The transition to using Chromebooks was easy. “We were able to extend what we had already started, to become collaborative, connected learners,” Celia says. “That was the main benefit. Learning is enhanced when you connect with others, both within and beyond the classroom. Having that access has been fantastic.”
Students and teachers were already familiar with Google Workspace for Education. Combining Google Workspace with Chromebooks creates new or unplanned learning opportunities, and “contributes to the whole schooling atmosphere,” Celia says. “Students are happy to learn, share what they're learning, and find the meaning themselves. It's just good practice in a school to let students be self-learners.”

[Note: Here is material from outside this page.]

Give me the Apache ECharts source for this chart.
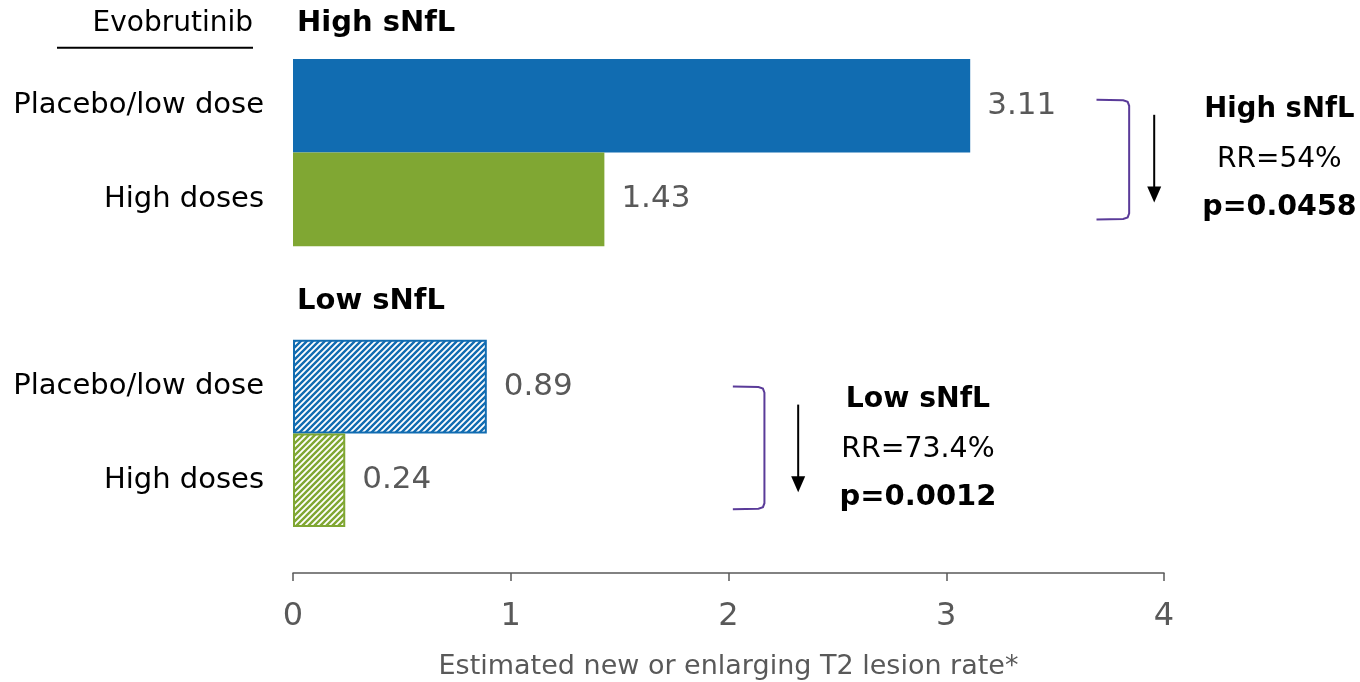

Google Workspace for Education provides a suite of tools useful at home and in the classroom, while also opening an entire ecosystem of powerful learning tools that go beyond collaboration. These include Google Maps, and Chrome apps Read&Write and Screencastify. Students and teachers use Google Drive, Google Docs, and Google Slides to learn and collaborate. With Google Sites, St. Luke created a landing page where students can access any resources they need. Students also write 100+ blogs, which teachers monitor. “We try to teach them to use online spaces in a professional way, rather than in a social way,” Celia says. “Our blogs are open to the world, so anyone can see the work that they present there and create further learning opportunities.”
Occasionally, too, students lead the way in learning how best to use the digital tools. “Our staff have a lovely attitude, and are not afraid to admit that we’re all learning at the same time,” Celia says. What she calls the “open-endedness” of Chromebooks and Google Workspace make such student-teacher collaboration possible. One teacher, for instance, wanted to determine where pupils’ families had originated. While some students located printed maps, or opened digital files in Google Docs, a few immediately turned to Google Maps and began inserting pins.
"Chromebooks have changed the way we learn in many ways,” says Cooper, a Year 6 student. “We can share with our classmates and teachers and everybody can work together—not just in the classroom, but also on the Internet."